** Instructions for the task **
All of the material below is to be restated word for word, apart from the pictures.
— start Dataset section —
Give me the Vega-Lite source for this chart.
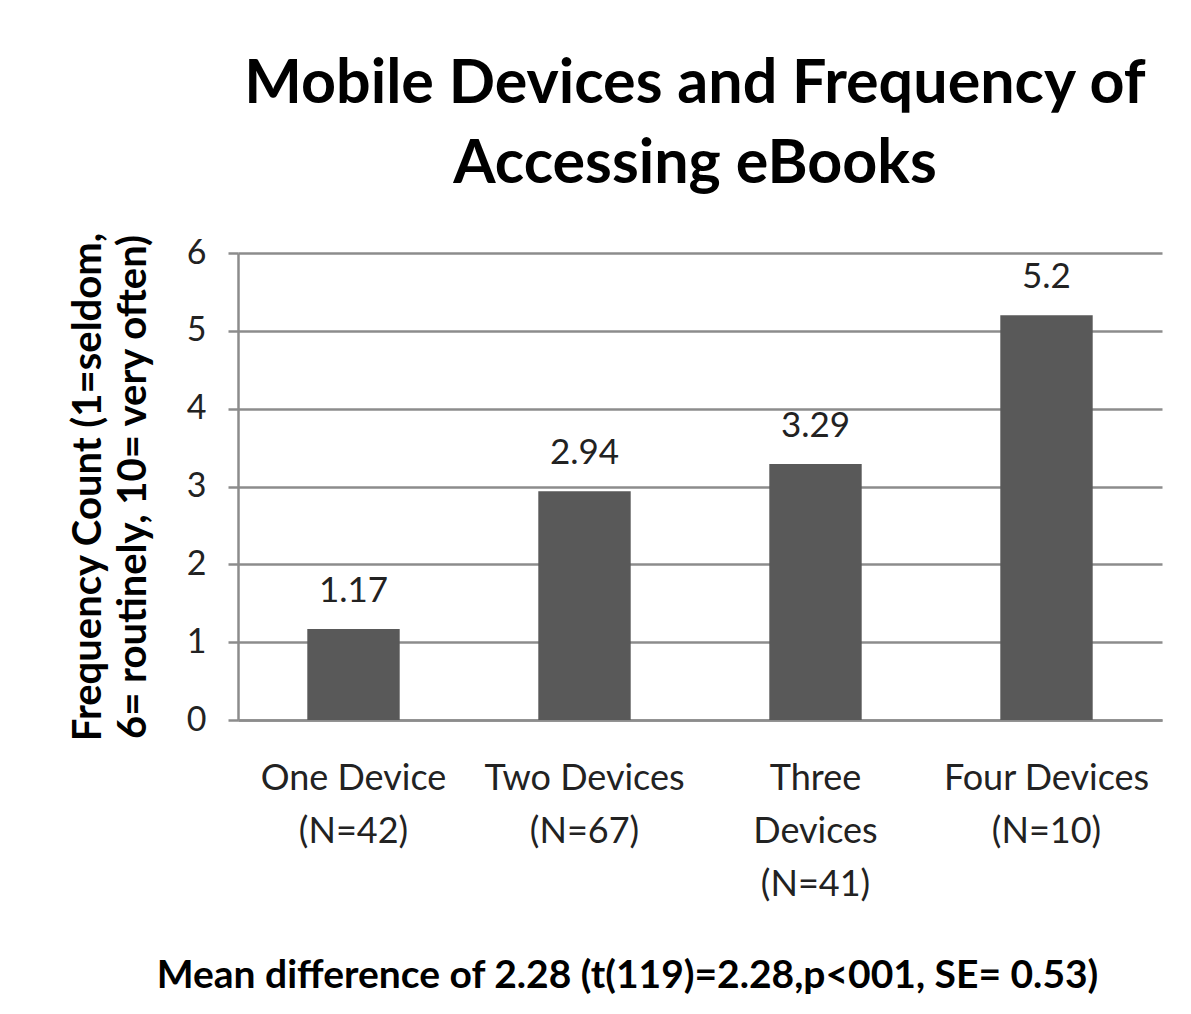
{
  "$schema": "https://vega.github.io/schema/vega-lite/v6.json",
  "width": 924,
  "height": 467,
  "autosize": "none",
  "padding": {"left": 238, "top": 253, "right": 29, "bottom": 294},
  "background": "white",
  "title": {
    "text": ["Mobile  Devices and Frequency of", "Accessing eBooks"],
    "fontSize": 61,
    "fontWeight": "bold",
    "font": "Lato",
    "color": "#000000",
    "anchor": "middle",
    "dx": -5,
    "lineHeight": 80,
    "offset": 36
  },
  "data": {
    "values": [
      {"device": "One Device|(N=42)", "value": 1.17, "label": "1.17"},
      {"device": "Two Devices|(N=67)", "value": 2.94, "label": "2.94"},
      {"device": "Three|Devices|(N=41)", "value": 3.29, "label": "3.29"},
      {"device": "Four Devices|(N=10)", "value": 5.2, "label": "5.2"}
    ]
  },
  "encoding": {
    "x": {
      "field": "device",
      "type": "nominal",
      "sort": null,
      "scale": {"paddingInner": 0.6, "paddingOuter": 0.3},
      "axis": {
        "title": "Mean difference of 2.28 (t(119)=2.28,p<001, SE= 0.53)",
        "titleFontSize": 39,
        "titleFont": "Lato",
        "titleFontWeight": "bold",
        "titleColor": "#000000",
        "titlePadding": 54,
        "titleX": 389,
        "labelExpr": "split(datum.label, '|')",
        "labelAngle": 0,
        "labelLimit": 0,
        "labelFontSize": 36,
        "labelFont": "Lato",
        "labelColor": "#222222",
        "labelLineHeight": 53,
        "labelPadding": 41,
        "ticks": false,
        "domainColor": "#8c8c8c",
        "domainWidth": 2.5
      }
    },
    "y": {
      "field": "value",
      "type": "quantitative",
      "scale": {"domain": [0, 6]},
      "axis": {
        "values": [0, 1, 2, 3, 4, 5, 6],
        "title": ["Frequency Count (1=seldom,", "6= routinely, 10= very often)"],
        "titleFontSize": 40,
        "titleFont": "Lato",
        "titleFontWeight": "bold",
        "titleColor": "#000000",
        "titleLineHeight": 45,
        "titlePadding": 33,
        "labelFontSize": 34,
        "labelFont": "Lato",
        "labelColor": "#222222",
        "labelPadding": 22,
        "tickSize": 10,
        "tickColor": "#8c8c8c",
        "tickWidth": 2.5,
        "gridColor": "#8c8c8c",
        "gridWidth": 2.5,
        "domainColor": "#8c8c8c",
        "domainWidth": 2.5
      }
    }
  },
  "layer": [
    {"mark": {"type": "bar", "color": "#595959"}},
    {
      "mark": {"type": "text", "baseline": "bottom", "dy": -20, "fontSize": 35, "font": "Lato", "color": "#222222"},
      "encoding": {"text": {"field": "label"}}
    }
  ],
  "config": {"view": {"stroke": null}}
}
— end Dataset section —
** Exercise output **
Give me the Vega-Lite source for this chart.
{
  "$schema": "https://vega.github.io/schema/vega-lite/v6.json",
  "width": 924,
  "height": 467,
  "autosize": "none",
  "padding": {"left": 238, "top": 253, "right": 29, "bottom": 294},
  "background": "white",
  "title": {
    "text": ["Mobile  Devices and Frequency of", "Accessing eBooks"],
    "fontSize": 61,
    "fontWeight": "bold",
    "font": "Lato",
    "color": "#000000",
    "anchor": "middle",
    "dx": -5,
    "lineHeight": 80,
    "offset": 36
  },
  "data": {
    "values": [
      {"device": "One Device|(N=42)", "value": 1.17, "label": "1.17"},
      {"device": "Two Devices|(N=67)", "value": 2.94, "label": "2.94"},
      {"device": "Three|Devices|(N=41)", "value": 3.29, "label": "3.29"},
      {"device": "Four Devices|(N=10)", "value": 5.2, "label": "5.2"}
    ]
  },
  "encoding": {
    "x": {
      "field": "device",
      "type": "nominal",
      "sort": null,
      "scale": {"paddingInner": 0.6, "paddingOuter": 0.3},
      "axis": {
        "title": "Mean difference of 2.28 (t(119)=2.28,p<001, SE= 0.53)",
        "titleFontSize": 39,
        "titleFont": "Lato",
        "titleFontWeight": "bold",
        "titleColor": "#000000",
        "titlePadding": 54,
        "titleX": 389,
        "labelExpr": "split(datum.label, '|')",
        "labelAngle": 0,
        "labelLimit": 0,
        "labelFontSize": 36,
        "labelFont": "Lato",
        "labelColor": "#222222",
        "labelLineHeight": 53,
        "labelPadding": 41,
        "ticks": false,
        "domainColor": "#8c8c8c",
        "domainWidth": 2.5
      }
    },
    "y": {
      "field": "value",
      "type": "quantitative",
      "scale": {"domain": [0, 6]},
      "axis": {
        "values": [0, 1, 2, 3, 4, 5, 6],
        "title": ["Frequency Count (1=seldom,", "6= routinely, 10= very often)"],
        "titleFontSize": 40,
        "titleFont": "Lato",
        "titleFontWeight": "bold",
        "titleColor": "#000000",
        "titleLineHeight": 45,
        "titlePadding": 33,
        "labelFontSize": 34,
        "labelFont": "Lato",
        "labelColor": "#222222",
        "labelPadding": 22,
        "tickSize": 10,
        "tickColor": "#8c8c8c",
        "tickWidth": 2.5,
        "gridColor": "#8c8c8c",
        "gridWidth": 2.5,
        "domainColor": "#8c8c8c",
        "domainWidth": 2.5
      }
    }
  },
  "layer": [
    {"mark": {"type": "bar", "color": "#595959"}},
    {
      "mark": {"type": "text", "baseline": "bottom", "dy": -20, "fontSize": 35, "font": "Lato", "color": "#222222"},
      "encoding": {"text": {"field": "label"}}
    }
  ],
  "config": {"view": {"stroke": null}}
}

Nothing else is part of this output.